É sintomático que, no Brasil, as tentativas de explorar a relação da música atual com novas tecnologias e novos contextos de produção freqüentemente ocorrem fora dos Departamentos de Música. Nosso caso na Pontifícia Universidade Católica de São Paulo (PUC-SP) é bastante ilustrativo. Dentro do programa de pós-graduação em Comunicação e Semiótica estamos montando um grupo bastante incomum dentro do ambiente universitário brasileiro. Nos últimos anos esse programa vem atraindo músicos de diversas áreas que, insatisfeitos com as oportunidades oferecidas em outros departamentos de musica do país, escolheram o Programa de Comunicação e Semiótica da PUC-SP para desenvolver seus trabalhos. Atualmente o programa mantém um Centro de Linguagem Musical (CLM) e um Laboratório de Linguagens Sonoras (LLS) que está entre os mais bem equipados do Brasil, além de agregar mais de 20 pesquisadores entre mestrandos, doutorandos e bolsistas de iniciação científica, que atualmente desenvolvem trabalhos de pesquisa e criação musical.

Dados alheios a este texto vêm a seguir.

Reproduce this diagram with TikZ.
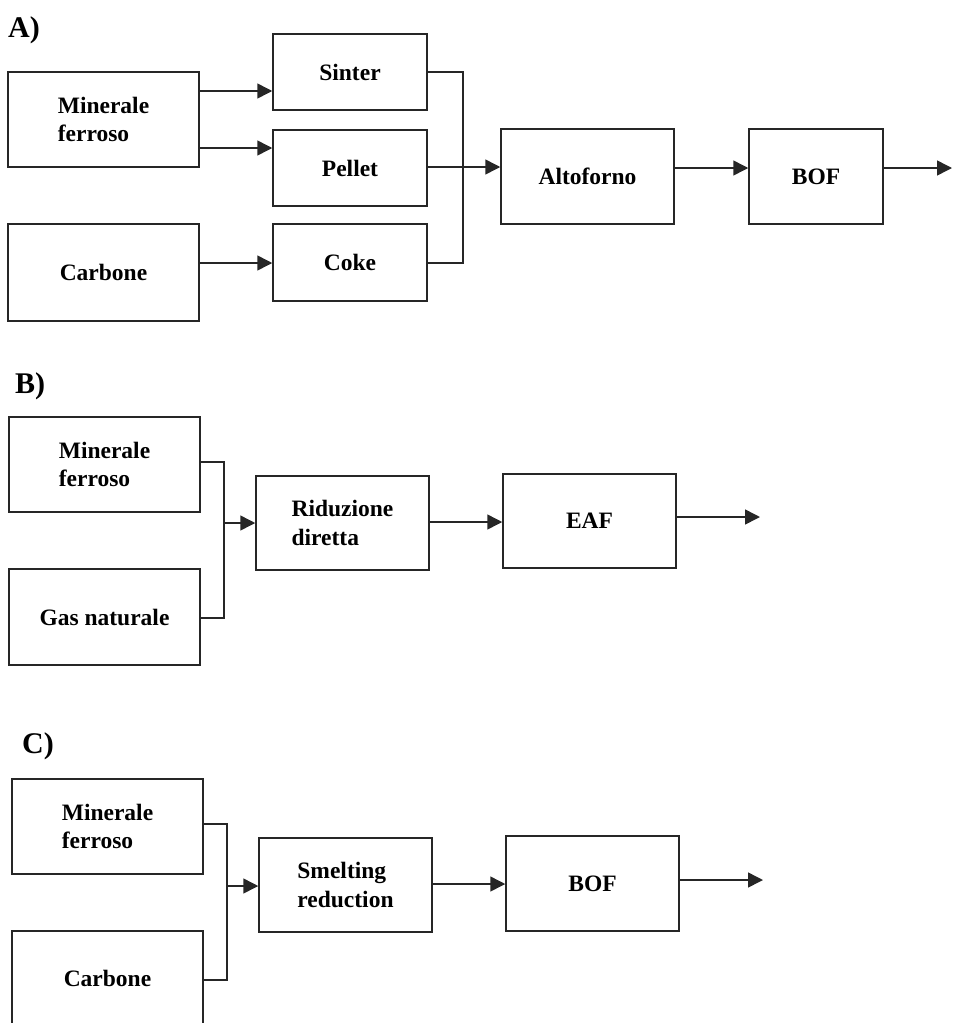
\documentclass[tikz,border=0pt]{standalone}
\usepackage{fontspec}
\setmainfont{Liberation Serif}
\usetikzlibrary{arrows.meta}
\begin{document}
\begin{tikzpicture}[x=1pt,y=-1pt,
  box/.style={draw=black!85, line width=1.5pt, inner sep=0pt, align=left,
    font=\bfseries\fontsize{23.5}{28.5}\selectfont},
  lbl/.style={anchor=base west, inner sep=0pt, font=\bfseries\fontsize{30}{32}\selectfont},
  conn/.style={draw=black!85, line width=1.5pt},
  arr/.style={conn, -{Triangle[length=15pt,width=15pt]}}]
\useasboundingbox (0,0) rectangle (953,1023);
\clip (0,0) rectangle (953,1023);
% ---------- A ----------
\node[lbl] (la) at (8,37) {A)};
\node[box, minimum width=191pt, minimum height=95pt] (amin) at (103.5,119.5) {Minerale\\ferroso};
\node[box, minimum width=191pt, minimum height=97pt] (acarb) at (103.5,272.5) {Carbone};
\node[box, minimum width=154pt, minimum height=76pt] (asint) at (350,72) {Sinter};
\node[box, minimum width=154pt, minimum height=76pt] (apell) at (350,168) {Pellet};
\node[box, minimum width=154pt, minimum height=77pt] (acoke) at (350,262.5) {Coke};
\node[box, minimum width=173pt, minimum height=95pt] (aalto) at (587.5,176.5) {Altoforno};
\node[box, minimum width=134pt, minimum height=95pt] (abof) at (816,176.5) {BOF};
\coordinate (ar1) at (0,91);
\coordinate (ar2) at (0,148);
\coordinate (ar3) at (0,263);
\coordinate (ar4) at (0,167);
\coordinate (ar5) at (0,168);
\coordinate (aj) at (463,72);
\coordinate (aout) at (952,168);
\draw[arr] (amin.east |- ar1) -- (asint.west |- ar1);
\draw[arr] (amin.east |- ar2) -- (apell.west |- ar2);
\draw[arr] (acarb.east |- ar3) -- (acoke.west |- ar3);
\draw[conn] (asint.east) -- (aj) -- (aj |- ar3) -- (acoke.east |- ar3);
\draw[arr] (apell.east |- ar4) -- (aalto.west |- ar4);
\draw[arr] (aalto.east |- ar5) -- (abof.west |- ar5);
\draw[arr] (abof.east |- aout) -- (aout);
% ---------- B ----------
\node[lbl] (lb) at (15,393) {B)};
\node[box, minimum width=191pt, minimum height=95pt] (bmin) at (104.5,464.5) {Minerale\\ferroso};
\node[box, minimum width=191pt, minimum height=96pt] (bgas) at (104.5,617) {Gas naturale};
\node[box, minimum width=173pt, minimum height=94pt] (brid) at (342.5,523) {Riduzione\\diretta};
\node[box, minimum width=173pt, minimum height=94pt] (beaf) at (589.5,521) {EAF};
\coordinate (bj1) at (224,462);
\coordinate (bj2) at (224,618);
\coordinate (bj3) at (224,523);
\coordinate (br2) at (0,522);
\coordinate (bout) at (760,517);
\draw[conn] (bmin.east |- bj1) -- (bj1) -- (bj2) -- (bgas.east |- bj2);
\draw[arr] (bj3) -- (brid.west |- bj3);
\draw[arr] (brid.east |- br2) -- (beaf.west |- br2);
\draw[arr] (beaf.east |- bout) -- (bout);
% ---------- C ----------
\node[lbl] (lc) at (22,753) {C)};
\node[box, minimum width=191pt, minimum height=95pt] (cmin) at (107.5,826.5) {Minerale\\ferroso};
\node[box, minimum width=191pt, minimum height=95pt] (ccarb) at (107.5,978.5) {Carbone};
\node[box, minimum width=173pt, minimum height=94pt] (csme) at (345.5,885) {Smelting\\reduction};
\node[box, minimum width=173pt, minimum height=95pt] (cbof) at (592.5,883.5) {BOF};
\coordinate (cj1) at (227,824);
\coordinate (cj2) at (227,980);
\coordinate (cj3) at (227,886);
\coordinate (cr2) at (0,884);
\coordinate (cout) at (763,880);
\draw[conn] (cmin.east |- cj1) -- (cj1) -- (cj2) -- (ccarb.east |- cj2);
\draw[arr] (cj3) -- (csme.west |- cj3);
\draw[arr] (csme.east |- cr2) -- (cbof.west |- cr2);
\draw[arr] (cbof.east |- cout) -- (cout);
\end{tikzpicture}
\end{document}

Esse exemplo da PUC-SP aponta nitidamente para a necessidade de se reconfigurar os programas de pesquisa e ensino dos departamentos de música no Brasil, indo de encontro à inércia de uma musicologia e sociologia da música presas em um contexto que há muito deixou de existir, e permitindo aos alunos e pesquisadores uma formação mais adequada à riqueza da realidade musical contemporânea.

Notas:

1 - Este texto foi realizado com o apoio da Fapesp e do Centro de Linguagem Musical da PUC-SP.
2 - Nesse contexto é extremamente louvável que o IV Simpósio Brasileiro de Computação e Música realizado entre 4 e 8 de agosto de 1997 em Brasília, tenha elegido este ano o tema "Música e Tecnologia de Redes", mostrando que alguns setores estão notando a importância dessa questão.